STATED TASK
Copy the data that follows, character for character, minus the pictures.

Rows from a dataset of charts and code
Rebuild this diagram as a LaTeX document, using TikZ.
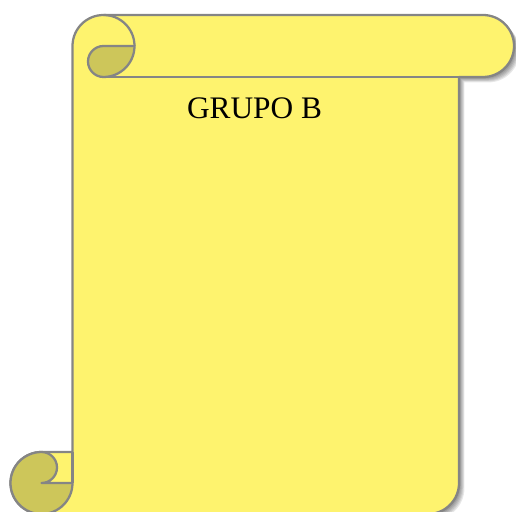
\documentclass[tikz,border=0pt]{standalone}
\usepackage{fontspec}
\setmainfont{Liberation Serif}
\usepackage{tikz}
\usetikzlibrary{positioning}
\definecolor{ScrollLight}{HTML}{FEF36E}
\definecolor{ScrollDark}{HTML}{CDC65A}
\definecolor{ScrollLine}{HTML}{858585}

\begin{document}
\begin{tikzpicture}[x=0.75pt, y=0.75pt,
  scroll/.style={draw=ScrollLine, line width=1.7pt, fill=ScrollLight, line join=round},
  curl/.style={draw=ScrollLine, line width=1.7pt, fill=ScrollDark, line join=round},
  edge/.style={draw=ScrollLine, line width=1.7pt},
  shade/.style={fill=black, opacity=0.09}]
\useasboundingbox (0,0) rectangle (516,511);
\clip (0,0) rectangle (516,511);

\foreach \s in {1,2,3,4,5,6}{
  \fill[shade, shift={(\s*0.9,-\s*0.9)}] (103.5,496) -- (483,496) arc[start angle=90,end angle=-90,radius=31] -- (459,434) -- (459,28) arc[start angle=0,end angle=-90,radius=31] -- (41.5,-3) -- (72.5,59) -- (72.5,465) arc[start angle=180,end angle=90,radius=31] -- cycle;
}

\path[scroll] (103.5,496) -- (483,496) arc[start angle=90,end angle=-90,radius=31] -- (459,434) -- (459,28) arc[start angle=0,end angle=-90,radius=31] -- (41.5,-3) arc[start angle=270,end angle=90,radius=31] -- (72.5,59) -- (72.5,465) arc[start angle=180,end angle=90,radius=31] -- cycle;

\draw[edge] (103.5,496) arc[start angle=90,end angle=0,radius=31];
\draw[edge] (103.5,434) -- (459,434);
\path[curl] (103.5,465) -- (134.5,465) arc[start angle=0,end angle=-90,radius=31] arc[start angle=270,end angle=90,radius=15.5] -- cycle;

\path[curl] (41.5,28) -- (72.5,28) arc[start angle=0,end angle=-270,radius=31] arc[start angle=90,end angle=-90,radius=15.5] -- cycle;
\draw[edge] (72.5,28) -- (72.5,59);

\node[font=\fontsize{23.5}{28}\selectfont, inner sep=0pt] (title) at (254.5,402.5) {GRUPO B};

\end{tikzpicture}
\end{document}
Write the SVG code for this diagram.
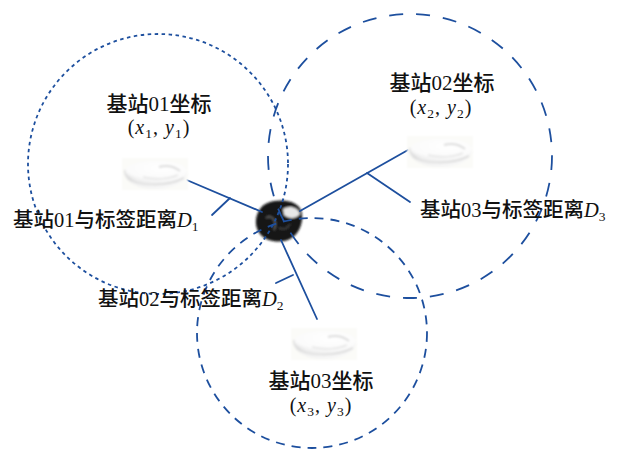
<svg xmlns="http://www.w3.org/2000/svg" width="624" height="452" viewBox="0 0 624 452">
  <style>
    .range { fill: none; stroke: #1d4f9e; stroke-width: 1.8; }
    .r1 { stroke-dasharray: 3.5 3.5; }
    .r2 { stroke-dasharray: 14 13; }
    .r3 { stroke-dasharray: 9 7; }
    .link { stroke: #1d4f9e; stroke-width: 1.8; fill: none; stroke-linecap: round; }
    .title { font-family: "Liberation Serif", "Noto Sans CJK SC", serif; font-size: 21px; font-weight: 500; fill: #111; text-anchor: middle; }
    .coord { font-family: "Liberation Serif", serif; font-size: 20px; fill: #111; text-anchor: middle; letter-spacing: 1px; }
    .dist { font-family: "Liberation Serif", "Noto Sans CJK SC", serif; font-size: 20.5px; font-weight: 500; fill: #111; }
    .it { font-style: italic; }
    .sub { font-size: 13.5px; }
  </style>
  <defs>
    <radialGradient id="puckTop" cx="0.6" cy="0.35" r="0.8">
      <stop offset="0" stop-color="#ffffff"/>
      <stop offset="0.7" stop-color="#fbfbfb"/>
      <stop offset="1" stop-color="#e8e8e8"/>
    </radialGradient>
    <linearGradient id="puckSide" x1="0" y1="0" x2="1" y2="0.4">
      <stop offset="0" stop-color="#d4d4d4"/>
      <stop offset="0.35" stop-color="#f0f0f0"/>
      <stop offset="1" stop-color="#f8f8f8"/>
    </linearGradient>
    <filter id="soft" x="-20%" y="-20%" width="140%" height="140%">
      <feGaussianBlur stdDeviation="0.9"/>
    </filter>
    <!-- ceiling-mounted base station puck -->
    <g id="puck" filter="url(#soft)">
      <rect x="-33" y="-16" width="66" height="32" fill="#fbfbf8"/>
      <path d="M-31,-4 C-31,10 -14,15 1,15 C18,15 32,9 32,-2 Z" fill="url(#puckSide)"/>
      <ellipse cx="1" cy="-3" rx="31" ry="10" fill="url(#puckTop)"/>
      <path d="M-27,4 C-18,12 12,13 29,4" fill="none" stroke="#d8d8d8" stroke-width="1.5"/>
      <path d="M4,-7 C12,-9 20,-7 25,-3" fill="none" stroke="#dcdcdc" stroke-width="2"/>
      <path d="M-12,3 C0,6 14,5 23,1" fill="none" stroke="#e4e4e4" stroke-width="1.4"/>
    </g>
  </defs>

  <rect width="624" height="452" fill="#ffffff"/>

  <!-- tag -->
  <g id="tag" filter="url(#soft)">
    <path d="M260,209 C265,199 291,197 299,207 C305,214 302,231 293,237 C285,244 267,243 260,234 C254,226 255,216 260,209 Z" fill="#141414"/>
    <path d="M283,209 C289,205 298,207 300,214 C296,219 289,219 284,215 Z" fill="#e8e8e8"/>
    <path d="M266,218 C272,214 278,222 274,230" fill="none" stroke="#555" stroke-width="2"/>
    <path d="M279,228 C284,230 288,228 290,224" fill="none" stroke="#444" stroke-width="1.5"/>
  </g>

  <!-- range circles -->
  <g id="ranges">
    <circle class="range r1" cx="158" cy="164" r="130"/>
    <circle class="range r2" cx="410" cy="156" r="142"/>
    <circle class="range r3" cx="312" cy="333" r="115"/>
  </g>

  <!-- connectors -->
  <g id="connectors">
    <line class="link" x1="182" y1="178" x2="262" y2="212"/>
    <line class="link" x1="300" y1="211" x2="408" y2="150"/>
    <line class="link" x1="281" y1="240" x2="317" y2="319"/>
    <line class="link" x1="230" y1="198" x2="212" y2="215"/>
    <line class="link" x1="367" y1="173" x2="410" y2="202"/>
    <line class="link" x1="293" y1="275" x2="276" y2="283"/>
  </g>

  <!-- base station 01 -->
  <g id="station01">
    <use href="#puck" x="155" y="174"/>
    <text class="title" x="159" y="111">基站01坐标</text>
    <text class="coord" x="159" y="134">(<tspan class="it">x</tspan><tspan class="sub" dy="4">1</tspan><tspan dy="-4">, </tspan><tspan class="it">y</tspan><tspan class="sub" dy="4">1</tspan><tspan dy="-4">)</tspan></text>
  </g>

  <!-- base station 02 -->
  <g id="station02">
    <use href="#puck" x="440" y="152"/>
    <text class="title" x="442" y="90">基站02坐标</text>
    <text class="coord" x="441" y="114">(<tspan class="it">x</tspan><tspan class="sub" dy="4">2</tspan><tspan dy="-4">, </tspan><tspan class="it">y</tspan><tspan class="sub" dy="4">2</tspan><tspan dy="-4">)</tspan></text>
  </g>

  <!-- base station 03 -->
  <g id="station03">
    <use href="#puck" x="324" y="344"/>
    <text class="title" x="321" y="388">基站03坐标</text>
    <text class="coord" x="321" y="412">(<tspan class="it">x</tspan><tspan class="sub" dy="4">3</tspan><tspan dy="-4">, </tspan><tspan class="it">y</tspan><tspan class="sub" dy="4">3</tspan><tspan dy="-4">)</tspan></text>
  </g>

  <!-- distance labels -->
  <g id="distance-labels">
    <text class="dist" x="13" y="227">基站01与标签距离<tspan class="it">D</tspan><tspan class="sub" dy="4">1</tspan></text>
    <text class="dist" x="98" y="306">基站02与标签距离<tspan class="it">D</tspan><tspan class="sub" dy="4">2</tspan></text>
    <text class="dist" x="420" y="217">基站03与标签距离<tspan class="it">D</tspan><tspan class="sub" dy="4">3</tspan></text>
  </g>
</svg>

ANSWER TO THIS TASK
Rebuild this diagram as a LaTeX document, using TikZ.
\documentclass[tikz,border=0pt]{standalone}
\usepackage{fontspec}
\setmainfont{Liberation Serif}
\usepackage{tikz}
\usetikzlibrary{positioning}
\definecolor{ScrollLight}{HTML}{FEF36E}
\definecolor{ScrollDark}{HTML}{CDC65A}
\definecolor{ScrollLine}{HTML}{858585}

\begin{document}
\begin{tikzpicture}[x=0.75pt, y=0.75pt,
  scroll/.style={draw=ScrollLine, line width=1.7pt, fill=ScrollLight, line join=round},
  curl/.style={draw=ScrollLine, line width=1.7pt, fill=ScrollDark, line join=round},
  edge/.style={draw=ScrollLine, line width=1.7pt},
  shade/.style={fill=black, opacity=0.09}]
\useasboundingbox (0,0) rectangle (516,511);
\clip (0,0) rectangle (516,511);

\foreach \s in {1,2,3,4,5,6}{
  \fill[shade, shift={(\s*0.9,-\s*0.9)}] (103.5,496) -- (483,496) arc[start angle=90,end angle=-90,radius=31] -- (459,434) -- (459,28) arc[start angle=0,end angle=-90,radius=31] -- (41.5,-3) -- (72.5,59) -- (72.5,465) arc[start angle=180,end angle=90,radius=31] -- cycle;
}

\path[scroll] (103.5,496) -- (483,496) arc[start angle=90,end angle=-90,radius=31] -- (459,434) -- (459,28) arc[start angle=0,end angle=-90,radius=31] -- (41.5,-3) arc[start angle=270,end angle=90,radius=31] -- (72.5,59) -- (72.5,465) arc[start angle=180,end angle=90,radius=31] -- cycle;

\draw[edge] (103.5,496) arc[start angle=90,end angle=0,radius=31];
\draw[edge] (103.5,434) -- (459,434);
\path[curl] (103.5,465) -- (134.5,465) arc[start angle=0,end angle=-90,radius=31] arc[start angle=270,end angle=90,radius=15.5] -- cycle;

\path[curl] (41.5,28) -- (72.5,28) arc[start angle=0,end angle=-270,radius=31] arc[start angle=90,end angle=-90,radius=15.5] -- cycle;
\draw[edge] (72.5,28) -- (72.5,59);

\node[font=\fontsize{23.5}{28}\selectfont, inner sep=0pt] (title) at (254.5,402.5) {GRUPO B};

\end{tikzpicture}
\end{document}
Write the SVG code for this diagram.
<svg xmlns="http://www.w3.org/2000/svg" width="624" height="452" viewBox="0 0 624 452">
  <style>
    .range { fill: none; stroke: #1d4f9e; stroke-width: 1.8; }
    .r1 { stroke-dasharray: 3.5 3.5; }
    .r2 { stroke-dasharray: 14 13; }
    .r3 { stroke-dasharray: 9 7; }
    .link { stroke: #1d4f9e; stroke-width: 1.8; fill: none; stroke-linecap: round; }
    .title { font-family: "Liberation Serif", "Noto Sans CJK SC", serif; font-size: 21px; font-weight: 500; fill: #111; text-anchor: middle; }
    .coord { font-family: "Liberation Serif", serif; font-size: 20px; fill: #111; text-anchor: middle; letter-spacing: 1px; }
    .dist { font-family: "Liberation Serif", "Noto Sans CJK SC", serif; font-size: 20.5px; font-weight: 500; fill: #111; }
    .it { font-style: italic; }
    .sub { font-size: 13.5px; }
  </style>
  <defs>
    <radialGradient id="puckTop" cx="0.6" cy="0.35" r="0.8">
      <stop offset="0" stop-color="#ffffff"/>
      <stop offset="0.7" stop-color="#fbfbfb"/>
      <stop offset="1" stop-color="#e8e8e8"/>
    </radialGradient>
    <linearGradient id="puckSide" x1="0" y1="0" x2="1" y2="0.4">
      <stop offset="0" stop-color="#d4d4d4"/>
      <stop offset="0.35" stop-color="#f0f0f0"/>
      <stop offset="1" stop-color="#f8f8f8"/>
    </linearGradient>
    <filter id="soft" x="-20%" y="-20%" width="140%" height="140%">
      <feGaussianBlur stdDeviation="0.9"/>
    </filter>
    <!-- ceiling-mounted base station puck -->
    <g id="puck" filter="url(#soft)">
      <rect x="-33" y="-16" width="66" height="32" fill="#fbfbf8"/>
      <path d="M-31,-4 C-31,10 -14,15 1,15 C18,15 32,9 32,-2 Z" fill="url(#puckSide)"/>
      <ellipse cx="1" cy="-3" rx="31" ry="10" fill="url(#puckTop)"/>
      <path d="M-27,4 C-18,12 12,13 29,4" fill="none" stroke="#d8d8d8" stroke-width="1.5"/>
      <path d="M4,-7 C12,-9 20,-7 25,-3" fill="none" stroke="#dcdcdc" stroke-width="2"/>
      <path d="M-12,3 C0,6 14,5 23,1" fill="none" stroke="#e4e4e4" stroke-width="1.4"/>
    </g>
  </defs>

  <rect width="624" height="452" fill="#ffffff"/>

  <!-- tag -->
  <g id="tag" filter="url(#soft)">
    <path d="M260,209 C265,199 291,197 299,207 C305,214 302,231 293,237 C285,244 267,243 260,234 C254,226 255,216 260,209 Z" fill="#141414"/>
    <path d="M283,209 C289,205 298,207 300,214 C296,219 289,219 284,215 Z" fill="#e8e8e8"/>
    <path d="M266,218 C272,214 278,222 274,230" fill="none" stroke="#555" stroke-width="2"/>
    <path d="M279,228 C284,230 288,228 290,224" fill="none" stroke="#444" stroke-width="1.5"/>
  </g>

  <!-- range circles -->
  <g id="ranges">
    <circle class="range r1" cx="158" cy="164" r="130"/>
    <circle class="range r2" cx="410" cy="156" r="142"/>
    <circle class="range r3" cx="312" cy="333" r="115"/>
  </g>

  <!-- connectors -->
  <g id="connectors">
    <line class="link" x1="182" y1="178" x2="262" y2="212"/>
    <line class="link" x1="300" y1="211" x2="408" y2="150"/>
    <line class="link" x1="281" y1="240" x2="317" y2="319"/>
    <line class="link" x1="230" y1="198" x2="212" y2="215"/>
    <line class="link" x1="367" y1="173" x2="410" y2="202"/>
    <line class="link" x1="293" y1="275" x2="276" y2="283"/>
  </g>

  <!-- base station 01 -->
  <g id="station01">
    <use href="#puck" x="155" y="174"/>
    <text class="title" x="159" y="111">基站01坐标</text>
    <text class="coord" x="159" y="134">(<tspan class="it">x</tspan><tspan class="sub" dy="4">1</tspan><tspan dy="-4">, </tspan><tspan class="it">y</tspan><tspan class="sub" dy="4">1</tspan><tspan dy="-4">)</tspan></text>
  </g>

  <!-- base station 02 -->
  <g id="station02">
    <use href="#puck" x="440" y="152"/>
    <text class="title" x="442" y="90">基站02坐标</text>
    <text class="coord" x="441" y="114">(<tspan class="it">x</tspan><tspan class="sub" dy="4">2</tspan><tspan dy="-4">, </tspan><tspan class="it">y</tspan><tspan class="sub" dy="4">2</tspan><tspan dy="-4">)</tspan></text>
  </g>

  <!-- base station 03 -->
  <g id="station03">
    <use href="#puck" x="324" y="344"/>
    <text class="title" x="321" y="388">基站03坐标</text>
    <text class="coord" x="321" y="412">(<tspan class="it">x</tspan><tspan class="sub" dy="4">3</tspan><tspan dy="-4">, </tspan><tspan class="it">y</tspan><tspan class="sub" dy="4">3</tspan><tspan dy="-4">)</tspan></text>
  </g>

  <!-- distance labels -->
  <g id="distance-labels">
    <text class="dist" x="13" y="227">基站01与标签距离<tspan class="it">D</tspan><tspan class="sub" dy="4">1</tspan></text>
    <text class="dist" x="98" y="306">基站02与标签距离<tspan class="it">D</tspan><tspan class="sub" dy="4">2</tspan></text>
    <text class="dist" x="420" y="217">基站03与标签距离<tspan class="it">D</tspan><tspan class="sub" dy="4">3</tspan></text>
  </g>
</svg>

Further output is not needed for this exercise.